The transfer brought new populations under the Nizam’s nominal authority — but it also brought new rebellions. The Bhils did not become loyal subjects simply because a treaty had been signed in some distant capital. They continued to raid, to resist, and to defend their autonomy. The British and the Nizam’s Contingent Forces would spend decades trying to subdue them — and would never fully succeed.
Around 1818, a small but significant rebellion broke out in the eastern parts of the Hyderabad State — in the regions of Sironcha and Mahadevpur. The leader was Konar Rao, a principal Zamindar (landlord) who refused to bow to the combined authority of the Nizam and the British. The sources do not provide extensive details of his revolt, but they record its suppression: Major Pitman of the British forces crushed the movement at the beginning of 1819.
Konar Rao’s rebellion is important not for its scale but for its timing and location. It shows that resistance to British-backed authority was not limited to the sepoys or to the Bhil hills. It spread across the Nizam’s dominions — from the Residency in Hyderabad to the remote forests of Sironcha. Everywhere the British tried to tighten their grip, someone pushed back.
The Bhil community — described by the British as "wild hillmen" — were among the most effective and persistent opponents of the Nizam-British regime. Their strongholds lay in the Ajanta range of hills, particularly in the districts of Kannad and Vaizapur (Aurangabad). The sources note that the Bhils were known for their “war-like” activities and organized rebellions against the dominance of British-trained Contingent Forces.
What drove the Bhils to constant resistance? The sources point to the “chronic maladministration” of the state and the heavy financial burdens imposed to maintain the Hyderabad Contingent. The Bhils saw clearly what many intellectuals would later articulate: the Nizam’s government was a puppet regime that extracted wealth from the peasantry and tribals to pay for its own subjugation. The Bhils refused to accept this.
While there were some conciliatory efforts to settle the “wild hillmen,” they largely failed. The sources record that Bhil disturbances became a constant feature of the Aurangabad district from 1822 onwards — continuing, almost without interruption, until the great uprising of 1857. For thirty-five years, the Bhils fought. They would be joined, in 1857, by the rest of India.
The British did not treat mutineers or rebels with leniency. After the 1812 Residency mutiny, the ringleaders were captured and executed. Their bodies were displayed as a warning to other sepoys. Konar Rao’s rebellion was crushed by Major Pitman. Bhil villages were burned, and suspected rebels were hanged.
But the sources emphasize a crucial point: the rebellions did not stop. The execution of ringleaders did not deter new mutinies. The burning of Bhil villages only drove the survivors deeper into the Ajanta hills, from which they continued to raid. The British and the Nizam could suppress individual uprisings, but they could not suppress the idea of resistance. That idea would grow, nourished by injustice, and would eventually find expression in the Vande Mataram movement, the State Congress satyagrahas, and finally the Police Action of 1948.

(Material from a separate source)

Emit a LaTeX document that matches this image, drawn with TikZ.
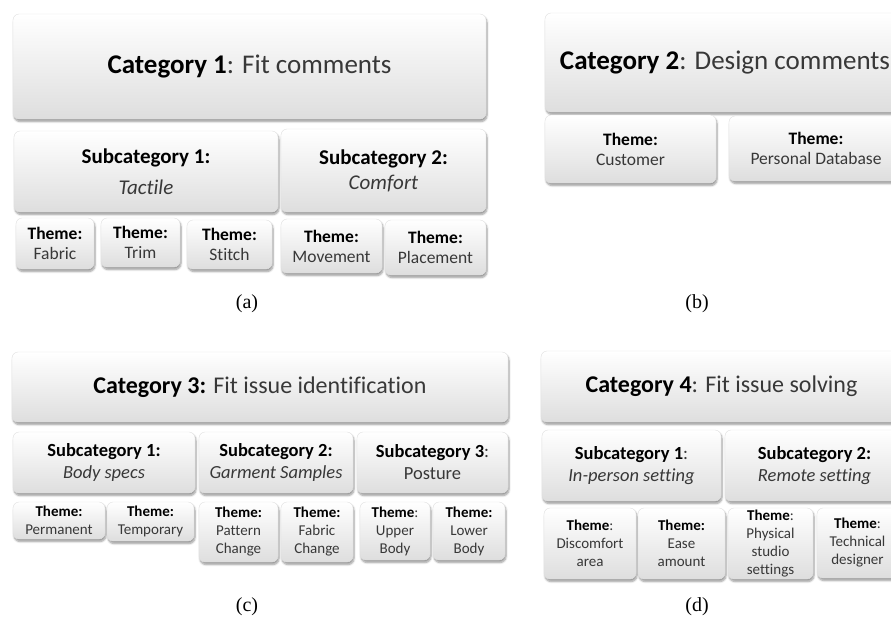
\documentclass[tikz,border=0pt]{standalone}
\usepackage{fontspec}
\setmainfont{Carlito}[Ligatures=NoCommon]
\newfontfamily\capfont{Liberation Serif}
\usetikzlibrary{shadows,shadows.blur}
\newcommand{\hd}[1]{\textcolor{black}{\textbf{#1}}}

\begin{document}
\begin{tikzpicture}[x=1pt,y=-1pt]
		\tikzstyle{box}=[draw=black!12,rounded corners=6pt,top color=white,bottom color=black!13,
			blur shadow={shadow xshift=1pt,shadow yshift=-2.5pt,shadow blur steps=6,shadow opacity=40},
			align=center,inner sep=0pt,text=black!78]
		\tikzstyle{catbig}=[box,font=\fontsize{27}{32}\selectfont]
		\tikzstyle{catsmall}=[box,font=\fontsize{24}{28}\selectfont]
		\tikzstyle{subbig}=[box,font=\fontsize{21}{25}\selectfont]
		\tikzstyle{subsmall}=[box,font=\fontsize{18.5}{22}\selectfont]
		\tikzstyle{themebig}=[box,font=\fontsize{17.5}{20}\selectfont]
		\tikzstyle{themesmall}=[box,font=\fontsize{15}{18}\selectfont]
		\tikzstyle{caption}=[font=\capfont\fontsize{20}{24}\selectfont]

		\useasboundingbox (0,0) rectangle (891,625);
		\clip (0,0) rectangle (891,625);

		% (a)
		\node[catbig,minimum width=473,minimum height=105] (cat1) at (249.5,66.5) {\hd{Category 1}: Fit comments};
		\node[subbig,minimum width=264,minimum height=81] (sub1a) at (146,171.5) {\hd{Subcategory 1:}\\[6pt] \textit{Tactile}};
		\node[subbig,minimum width=205,minimum height=83] (sub2a) at (383.5,170.5) {\hd{Subcategory 2:}\\ \textit{Comfort}};
		\node[themebig,minimum width=78,minimum height=51] (fabric) at (55,243.5) {\hd{Theme:}\\ Fabric};
		\node[themebig,minimum width=79,minimum height=49] (trim) at (140.5,242.5) {\hd{Theme:}\\ Trim};
		\node[themebig,minimum width=85,minimum height=49] (stitch) at (229.5,244.5) {\hd{Theme:}\\ Stitch};
		\node[themebig,minimum width=101,minimum height=54] (movement) at (331.5,246) {\hd{Theme:}\\ Movement};
		\node[themebig,minimum width=101,minimum height=55] (placement) at (435.5,247.5) {\hd{Theme:}\\ Placement};
		\node[caption] (capa) at (247,304) {(a)};

		% (b)
		\node[catbig,minimum width=360,minimum height=99] (cat2) at (725,62.5) {\hd{Category 2}: Design comments};
		\node[themebig,minimum width=171,minimum height=68] (customer) at (630.5,149) {\hd{Theme:}\\ Customer};
		\node[themebig,minimum width=174,minimum height=65] (database) at (816,148.5) {\hd{Theme:}\\ Personal Database};
		\node[caption] (capb) at (697,304) {(b)};

		% (c)
		\node[catsmall,minimum width=496,minimum height=70] (cat3) at (260,387) {\hd{Category 3:} Fit issue identification};
		\node[subsmall,minimum width=182,minimum height=61] (sub1c) at (104,462.5) {\hd{Subcategory 1:}\\ \textit{Body specs}};
		\node[subsmall,minimum width=154,minimum height=61] (sub2c) at (276,462.5) {\hd{Subcategory 2:}\\ \textit{Garment Samples}};
		\node[subsmall,minimum width=151,minimum height=61] (sub3c) at (432.5,462.5) {\hd{Subcategory 3}:\\ Posture};
		\node[themesmall,minimum width=92,minimum height=37] (permanent) at (59,520.5) {\hd{Theme:}\\ Permanent};
		\node[themesmall,minimum width=87,minimum height=39] (temporary) at (150.5,521.5) {\hd{Theme:}\\ Temporary};
		\node[themesmall,minimum width=79,minimum height=60] (pattern) at (238.5,532) {\hd{Theme:}\\ Pattern\\ Change};
		\node[themesmall,minimum width=72,minimum height=60] (fabricchg) at (317,532) {\hd{Theme:}\\ Fabric\\ Change};
		\node[themesmall,minimum width=70,minimum height=58] (upper) at (395,531) {\hd{Theme}:\\ Upper\\ Body};
		\node[themesmall,minimum width=72,minimum height=58] (lower) at (469,531) {\hd{Theme:}\\ Lower\\ Body};
		\node[caption] (capc) at (247,607) {(c)};

		% (d)
		\node[catsmall,minimum width=361,minimum height=71] (cat4) at (721.5,386.5) {\hd{Category 4}: Fit issue solving};
		\node[subsmall,minimum width=179,minimum height=71] (sub1d) at (631.5,465.5) {\hd{Subcategory 1}:\\ \textit{In-person setting}};
		\node[subsmall,minimum width=179,minimum height=71] (sub2d) at (814.5,465.5) {\hd{Subcategory 2:}\\ \textit{Remote setting}};
		\node[themesmall,minimum width=92,minimum height=71] (discomfort) at (590,543.5) {\hd{Theme}:\\ Discomfort\\ area};
		\node[themesmall,minimum width=87,minimum height=71] (ease) at (681.5,543.5) {\hd{Theme:}\\ Ease\\ amount};
		\node[themesmall,minimum width=85,minimum height=71] (physical) at (770.5,543.5) {\hd{Theme}:\\ Physical\\ studio\\ settings};
		\node[themesmall,minimum width=81,minimum height=70] (technical) at (857.5,543) {\hd{Theme}:\\ Technical\\ designer};
		\node[caption] (capd) at (697,607) {(d)};
	\end{tikzpicture}
\end{document}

🌟 The legacy of 1812–1819:
• They were the first armed rebellions against the post-1800 Subsidiary Alliance system in Hyderabad.
• They showed that the sepoys — the very soldiers the British relied on — could turn their guns against their commanders.

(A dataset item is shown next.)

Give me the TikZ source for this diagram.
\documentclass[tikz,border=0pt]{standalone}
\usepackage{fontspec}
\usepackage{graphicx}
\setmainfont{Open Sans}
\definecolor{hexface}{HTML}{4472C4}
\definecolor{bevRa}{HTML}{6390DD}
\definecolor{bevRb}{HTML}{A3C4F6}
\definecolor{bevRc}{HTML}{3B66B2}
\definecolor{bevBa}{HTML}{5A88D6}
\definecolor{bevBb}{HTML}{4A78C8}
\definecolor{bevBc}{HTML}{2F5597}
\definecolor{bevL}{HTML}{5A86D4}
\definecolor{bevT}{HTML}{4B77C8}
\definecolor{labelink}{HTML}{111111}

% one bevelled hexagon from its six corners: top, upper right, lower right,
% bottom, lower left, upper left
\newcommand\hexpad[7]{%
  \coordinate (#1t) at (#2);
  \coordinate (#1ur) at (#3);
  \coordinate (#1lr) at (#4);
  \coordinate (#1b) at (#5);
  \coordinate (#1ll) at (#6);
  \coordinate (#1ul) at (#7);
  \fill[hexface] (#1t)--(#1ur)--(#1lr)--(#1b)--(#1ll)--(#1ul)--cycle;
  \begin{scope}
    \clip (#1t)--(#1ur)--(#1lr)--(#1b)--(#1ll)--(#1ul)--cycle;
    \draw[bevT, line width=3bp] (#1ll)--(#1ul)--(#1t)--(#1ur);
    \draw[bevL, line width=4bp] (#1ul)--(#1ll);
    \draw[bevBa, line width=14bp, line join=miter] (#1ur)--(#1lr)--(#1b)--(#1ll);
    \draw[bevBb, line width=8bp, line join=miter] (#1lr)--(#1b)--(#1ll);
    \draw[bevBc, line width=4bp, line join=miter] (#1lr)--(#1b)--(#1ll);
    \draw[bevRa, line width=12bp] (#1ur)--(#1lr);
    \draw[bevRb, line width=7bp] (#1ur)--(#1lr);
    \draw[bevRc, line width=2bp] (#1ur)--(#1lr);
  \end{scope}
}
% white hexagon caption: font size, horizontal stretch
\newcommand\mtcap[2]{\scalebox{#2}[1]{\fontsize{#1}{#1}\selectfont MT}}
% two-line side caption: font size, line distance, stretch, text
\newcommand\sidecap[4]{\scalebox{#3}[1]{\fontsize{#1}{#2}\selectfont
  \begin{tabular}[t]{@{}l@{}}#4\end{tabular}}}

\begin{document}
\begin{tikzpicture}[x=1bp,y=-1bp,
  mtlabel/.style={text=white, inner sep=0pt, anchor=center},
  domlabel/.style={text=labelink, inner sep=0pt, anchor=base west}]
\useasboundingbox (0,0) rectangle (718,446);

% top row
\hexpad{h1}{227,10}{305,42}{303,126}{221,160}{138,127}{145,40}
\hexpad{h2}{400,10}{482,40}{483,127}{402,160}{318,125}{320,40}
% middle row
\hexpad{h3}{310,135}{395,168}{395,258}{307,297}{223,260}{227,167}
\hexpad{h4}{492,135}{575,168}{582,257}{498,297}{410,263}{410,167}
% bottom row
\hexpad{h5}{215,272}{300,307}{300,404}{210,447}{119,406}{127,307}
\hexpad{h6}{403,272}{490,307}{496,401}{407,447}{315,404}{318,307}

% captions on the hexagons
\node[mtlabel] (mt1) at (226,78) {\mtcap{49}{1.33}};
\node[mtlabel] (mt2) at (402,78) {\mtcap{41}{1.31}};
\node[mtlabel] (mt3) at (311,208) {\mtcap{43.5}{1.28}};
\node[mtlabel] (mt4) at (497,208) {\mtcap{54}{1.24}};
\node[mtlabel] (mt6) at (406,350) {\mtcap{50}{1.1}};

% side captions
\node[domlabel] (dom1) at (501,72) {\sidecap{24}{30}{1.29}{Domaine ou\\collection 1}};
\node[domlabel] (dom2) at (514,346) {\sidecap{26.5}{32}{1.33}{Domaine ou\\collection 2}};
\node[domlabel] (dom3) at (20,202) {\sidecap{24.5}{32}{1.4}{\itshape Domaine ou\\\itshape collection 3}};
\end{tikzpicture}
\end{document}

• The Bhil resistance, which began in this period, continued unbroken until 1857 and beyond.
• These rebellions inspired future generations — from the Wahabi conspirators of the 1830s to the satyagrahis of the 1930s.
• They proved that British control over Hyderabad was never complete — that there were always men willing to fight, even when fighting meant death.
The sepoy mutinies of 1812 and the Bhil rebellions that followed were not isolated events. They were the first links in a long chain of resistance that would stretch across 136 years. The Wahabi conspiracy of Mubarez-ud-Dowla (1838–1854) drew on the same anti-British sentiment. The Rohilla uprising of 1857 in Hyderabad was a direct continuation of the Bhil resistance. The Vande Mataram movement of 1938, the State Congress satyagrahas, and finally the Police Action of 1948 — all were, in a sense, the grandchildren of the men who tied Major Gordon to a cannon in 1812.
The sources remind us that the Hyderabad freedom movement did not begin with educated elites in the 20th century. It began with illiterate sepoys and tribal warriors who understood, in their bones, that the British presence in Hyderabad was illegitimate. They could not write manifestos. They could not organize political conferences. But they could pick up their muskets, tie their British commander to a cannon, and say: “No more.” That is where the story starts.